Sometimes we need someone who can help us sort through grief, anxiety, caregiving strain, identity loss, or the aftershocks of illness and life transition. Sometimes we need a safe place to tell the truth about how hard it has been. Rise Today speaks to this reality with both hope and structure, because inspiration matters most when it is paired with practical care.
If you are ever in immediate danger or thinking about harming yourself, seek emergency help right away or contact a crisis resource in your area.
What healing can look like
Healing from overwhelm does not always mean life gets lighter overnight. Sometimes it means you get steadier inside a life that is still asking a lot of you. You begin to recognize your signals earlier. You pause sooner. You ask better questions. You recover faster. You stop abandoning yourself in order to keep up.
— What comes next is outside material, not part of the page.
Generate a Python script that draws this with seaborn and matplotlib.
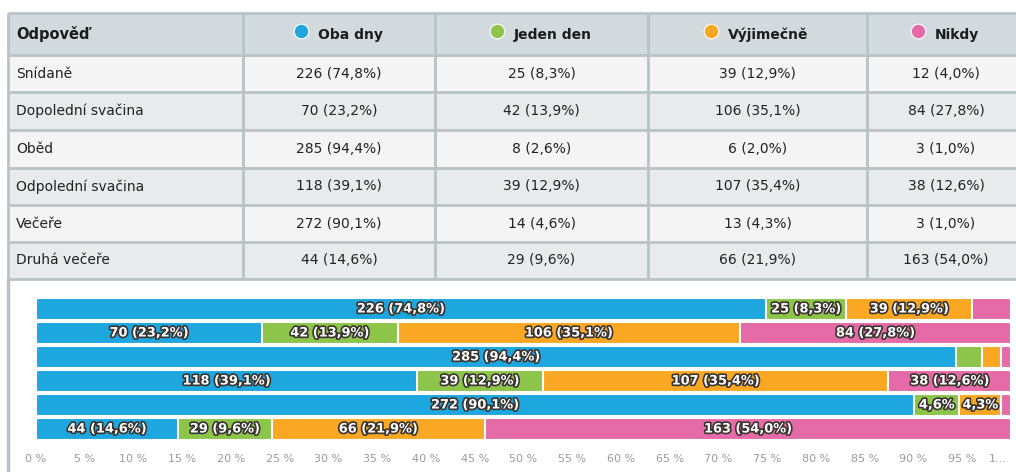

And little by little, the things that once flattened you start to feel more workable. Not easy, necessarily. But workable.
That is a form of strength worth honoring.
If you are overwhelmed today
Start smaller than your inner critic wants you to. Sit down. Breathe out longer than you breathe in. Put one hand on your heart and one on your stomach. Tell the truth about what hurts. Postpone what can wait. Reach out to one safe person. Let this moment be a turning point instead of another day you force yourself to suffer in silence.
You do not have to earn rest. You do not have to prove your pain before you deserve support. And you do not have to have everything figured out to take the next brave step.
Sometimes rising again begins with the quiet decision to care for yourself with the same tenderness you offer everyone else.